Banking and Finance Law Daily Banks should close correspondent accounts only after individual reviews: OCC
Thursday, October 6, 2016

Banks should close correspondent accounts only after individual reviews: OCC

By Richard A. Roth, J.D.

The Office of the Comptroller of the Currency has provided guidance on how it expects national banks, federal thrifts, and federal branches and agencies periodically to reevaluate the risks of foreign correspondent accounts. The guidance appears to be a response to concerns that correspondent accounts are becoming unavailable for legitimate uses, as the OCC also emphasizes that it does not "encourage banks to engage in the termination of entire categories of customer accounts without regard to the risks presented by an individual customer or the bank’s ability to manage the risk" (OCC 2016-32).

Financial institutions are required to have in place policies and procedures for assessing the risks from foreign correspondent accounts, the OCC points out. Periodically reevaluating and reassessing both those risks and the bank’s ability to manage those risks are necessary parts of each bank’s risk management and its Bank Secrecy Act regulation due diligence. BSA/anti-money laundering risk management "should be an ongoing process, not a one-time exercise," and periodic reassessments are needed to account for changes in a bank’s risk profile.

The bulletin lays out both the OCC’s supervisory expectations and some best practices the agency has seen.

Supervisory expectations. As a starting point, each bank must perform periodic reevaluations and base decisions on whether to maintain or terminate a correspondent account based on the results of those reevaluations. The bank’s risk appetite, the risks that arise from each account relationship, the bank’s ability to manage the risks, and its ongoing due diligence process all must be considered. The guidance specifically recommends setting a limit on how long an inactive account can remain open.

Second, the procedures for reevaluating account risks and making retention/termination decisions actually must be implemented.

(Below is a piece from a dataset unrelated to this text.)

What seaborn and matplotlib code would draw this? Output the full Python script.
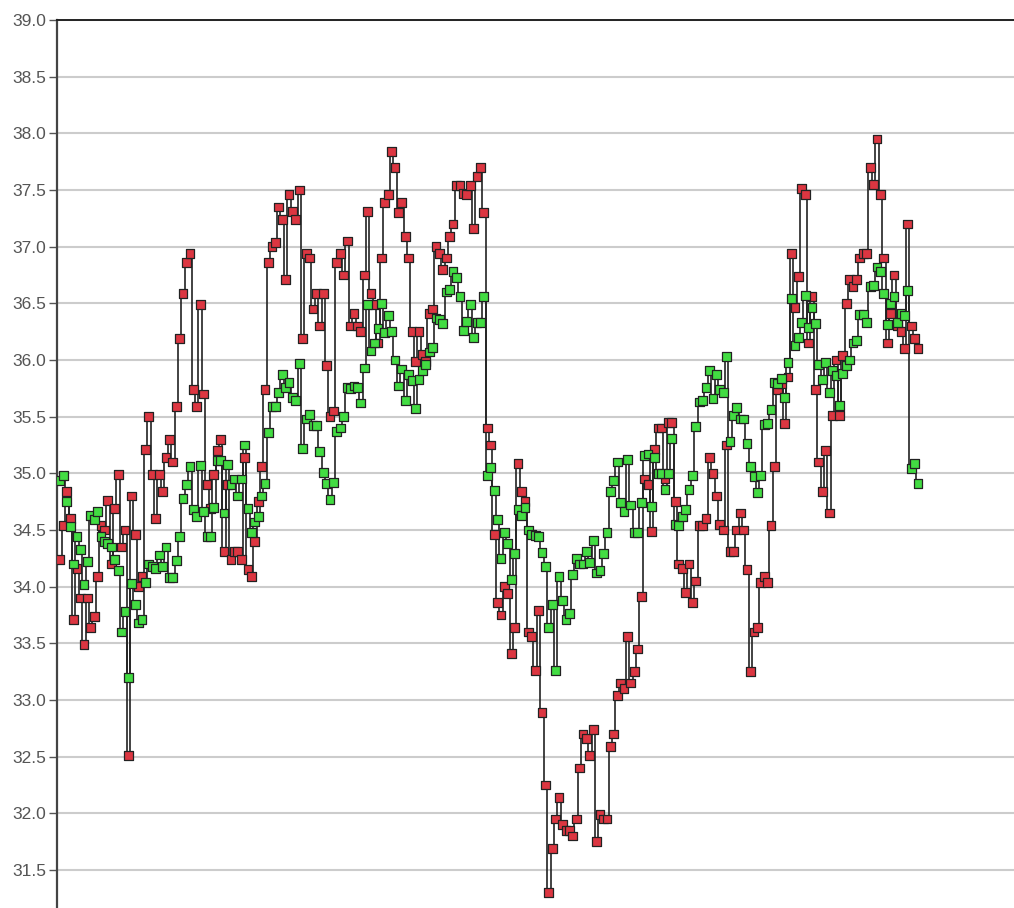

Third, a decision to terminate a correspondent account must be based on an analysis of the account’s risks and the bank’s ability to manage those risks. A decision to close an account must be based on the "unique facts and circumstances of each bank and foreign financial institution." Entire categories of correspondent accounts should not be closed without an analysis of the risks the individual foreign institutions present, the guidance says.

Best practices. The bulletin described four best practices that financial institutions should consider adopting:

  1. using a governance function to review the bank’s periodic reevaluation methods and monitor the resulting retention/termination recommendations;
  2. informing senior management of termination decisions regularly;
  3. communicating with foreign institutions about concerns and allowing them an opportunity to address those concerns before accounts are closed; and
  4. creating a clear audit trail for account closures.

Financial institutions should keep in mind the danger that account closures could reduce access to financial services to entire groups of customers or entire geographic areas, the bulletin says.